TASK DIRECTIONS:
Comb through the entries for "Output" and pull out each line that holds it.

STORED RECORDS:
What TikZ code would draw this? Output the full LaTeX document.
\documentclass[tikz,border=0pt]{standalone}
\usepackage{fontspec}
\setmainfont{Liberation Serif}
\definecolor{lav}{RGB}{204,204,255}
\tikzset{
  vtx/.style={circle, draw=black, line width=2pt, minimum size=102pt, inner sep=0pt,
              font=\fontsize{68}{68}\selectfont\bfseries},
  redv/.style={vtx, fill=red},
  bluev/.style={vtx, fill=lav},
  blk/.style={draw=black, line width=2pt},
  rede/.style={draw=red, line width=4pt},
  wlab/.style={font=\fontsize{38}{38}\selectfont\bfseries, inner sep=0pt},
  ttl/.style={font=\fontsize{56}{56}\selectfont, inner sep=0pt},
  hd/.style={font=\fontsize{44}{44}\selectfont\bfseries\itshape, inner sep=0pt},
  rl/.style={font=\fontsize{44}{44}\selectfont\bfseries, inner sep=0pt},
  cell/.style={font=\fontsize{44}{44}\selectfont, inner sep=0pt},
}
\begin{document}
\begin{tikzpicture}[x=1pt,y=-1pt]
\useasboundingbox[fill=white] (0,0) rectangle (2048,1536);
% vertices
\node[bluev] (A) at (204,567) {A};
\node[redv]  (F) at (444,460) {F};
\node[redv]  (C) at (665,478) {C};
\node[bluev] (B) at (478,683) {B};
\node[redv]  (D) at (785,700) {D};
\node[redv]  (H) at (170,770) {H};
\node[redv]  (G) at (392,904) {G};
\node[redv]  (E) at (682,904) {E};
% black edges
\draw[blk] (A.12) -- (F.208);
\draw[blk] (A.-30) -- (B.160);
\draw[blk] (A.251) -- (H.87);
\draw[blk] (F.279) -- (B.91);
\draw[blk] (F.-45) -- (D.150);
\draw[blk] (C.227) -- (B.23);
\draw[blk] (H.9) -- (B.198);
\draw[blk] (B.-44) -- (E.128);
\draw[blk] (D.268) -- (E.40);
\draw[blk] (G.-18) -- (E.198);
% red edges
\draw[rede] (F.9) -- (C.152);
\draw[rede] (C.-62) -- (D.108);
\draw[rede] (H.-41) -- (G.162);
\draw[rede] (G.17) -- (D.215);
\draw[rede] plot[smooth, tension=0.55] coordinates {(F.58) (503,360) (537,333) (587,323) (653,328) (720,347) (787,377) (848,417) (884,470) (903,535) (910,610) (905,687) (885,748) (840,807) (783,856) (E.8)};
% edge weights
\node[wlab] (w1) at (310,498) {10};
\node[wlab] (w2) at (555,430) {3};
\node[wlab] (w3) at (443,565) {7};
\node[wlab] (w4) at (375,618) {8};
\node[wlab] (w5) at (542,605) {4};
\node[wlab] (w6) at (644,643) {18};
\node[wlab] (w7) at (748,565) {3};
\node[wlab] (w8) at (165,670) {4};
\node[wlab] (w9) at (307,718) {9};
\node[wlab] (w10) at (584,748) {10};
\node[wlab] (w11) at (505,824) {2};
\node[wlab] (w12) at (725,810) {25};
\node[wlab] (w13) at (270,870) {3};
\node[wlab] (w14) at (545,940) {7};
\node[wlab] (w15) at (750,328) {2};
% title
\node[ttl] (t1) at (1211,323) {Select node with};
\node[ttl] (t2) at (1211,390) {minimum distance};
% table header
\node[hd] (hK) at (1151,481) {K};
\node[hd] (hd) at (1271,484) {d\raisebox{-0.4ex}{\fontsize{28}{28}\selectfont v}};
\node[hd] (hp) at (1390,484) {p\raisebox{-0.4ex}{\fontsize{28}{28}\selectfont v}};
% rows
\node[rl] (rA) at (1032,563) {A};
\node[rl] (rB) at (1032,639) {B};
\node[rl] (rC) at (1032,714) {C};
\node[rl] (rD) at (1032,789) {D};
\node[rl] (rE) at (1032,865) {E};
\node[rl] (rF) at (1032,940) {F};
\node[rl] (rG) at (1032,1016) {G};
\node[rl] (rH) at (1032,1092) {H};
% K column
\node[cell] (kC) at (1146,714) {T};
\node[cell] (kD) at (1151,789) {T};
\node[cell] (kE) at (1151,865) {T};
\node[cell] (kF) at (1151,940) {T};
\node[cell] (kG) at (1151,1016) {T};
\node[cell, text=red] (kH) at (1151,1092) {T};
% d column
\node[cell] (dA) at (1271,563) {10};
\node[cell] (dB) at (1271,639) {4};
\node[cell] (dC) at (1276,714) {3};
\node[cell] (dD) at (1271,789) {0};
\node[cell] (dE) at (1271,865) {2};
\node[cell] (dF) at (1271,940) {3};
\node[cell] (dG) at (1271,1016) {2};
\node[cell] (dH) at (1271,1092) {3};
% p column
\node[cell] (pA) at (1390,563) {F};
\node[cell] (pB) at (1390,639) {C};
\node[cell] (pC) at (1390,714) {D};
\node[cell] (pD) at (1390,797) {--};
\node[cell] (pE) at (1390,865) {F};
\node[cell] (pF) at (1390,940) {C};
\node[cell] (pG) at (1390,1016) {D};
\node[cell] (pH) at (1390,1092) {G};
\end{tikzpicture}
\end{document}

...

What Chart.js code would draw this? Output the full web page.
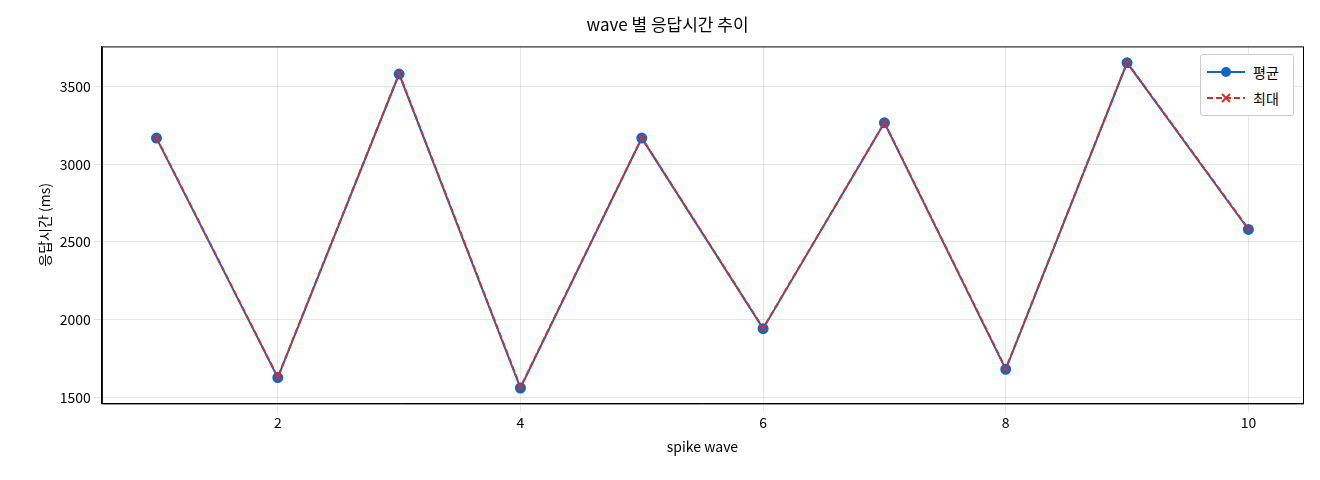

RESULT OF THIS TASK:
What TikZ code would draw this? Output the full LaTeX document.
What Chart.js code would draw this? Output the full web page.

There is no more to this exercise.